To mark the publication of Controversy and Crisis – my book of collected essays (published last month by the Academic Studies Press) : that cover some of the most sensitive and divisive issues to have confronted British Jewry in recent times – I am, in the interests of historical research, commencing the electronic publication of original documents in my possession related to these events.

The first, which I published on 7 August and which you can view at , is the Deed of Submission (13 May 1985) that authorized the establishment of a special Beth Din [Ecclesiastical Court] to adjudicate on the dismissal from the staff of Jews’ College of the senior teacher of Talmud, Rabbi Simche Lieberman.

I now publish the second [ ], which consists of two contrasting views of the Masorti movement by two successive British Chief Rabbis, Immanuel Jakobovits and Jonathan Sacks. On 24 September 1981 Jakobovits attempted to appease the Masorti movement by agreeing to certify to the president of the Board of Deputies of British Jews that the New Highgate & North London Synagogue was "a congregation of persons professing the Jewish Religion." Such certification [dating from 1836] was necessary so that this synagogue could appoint a marriage secretary who would be able to act as civil registrar - thus obviating the necessity for couples to attend a quite separate civil marriage ceremony. But Jakobovits was careful to add a rider: that his certification was dependant upon the synagogue conducting marriages in accordance with orthodox Jewish law. He was also careful to make it clear that his certification did not extend beyond the appointment of a [civil] secretary for marriages.
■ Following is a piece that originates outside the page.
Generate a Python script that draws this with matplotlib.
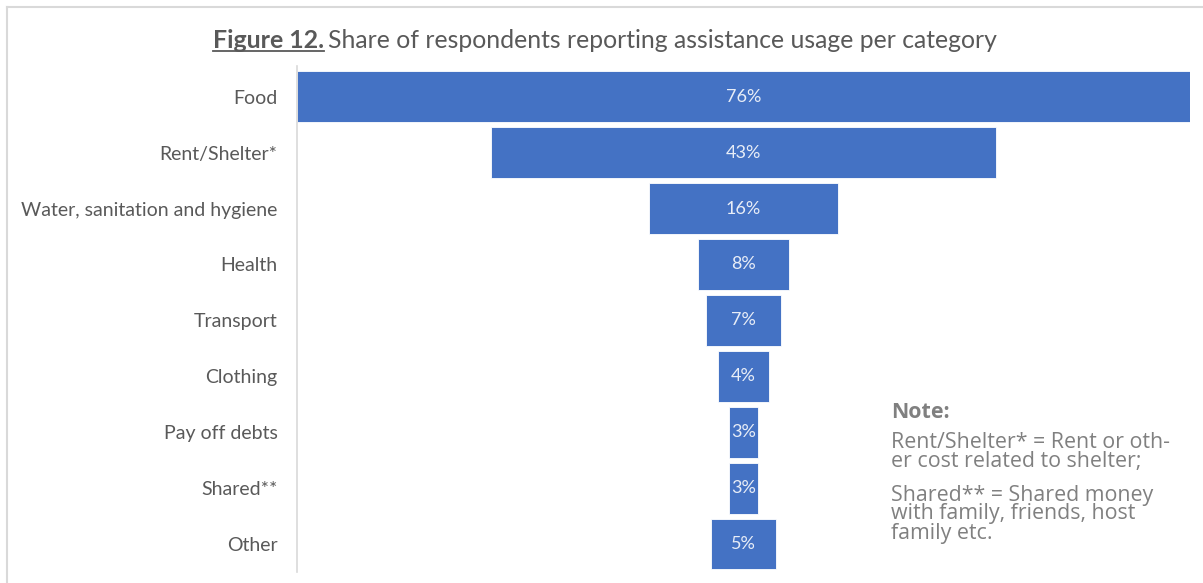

Jakobovits hoped that he could thus go some way towards healing the rifts caused by the Jacobs Affair, but without compromising his view that Rabbi Dr Louis Jacobs - in effect the religious founder of the Masorti movement in Great Britain - was a heretic.

But when Sacks was asked to certify another Masorti synagogue, in St Albans (11 January 1994), he attached no such rider.

Sacks' ambivalent attitude towards the Masorti movement was a key factor fuelling the confrontation that developed between him and large sections of the Torah-orthodox communities in the UK, and which climaxed in his having to rewrite sections of his book Dignity of Difference.

This confrontation forms an important them of the essays I reproduce in Controversy and Crisis.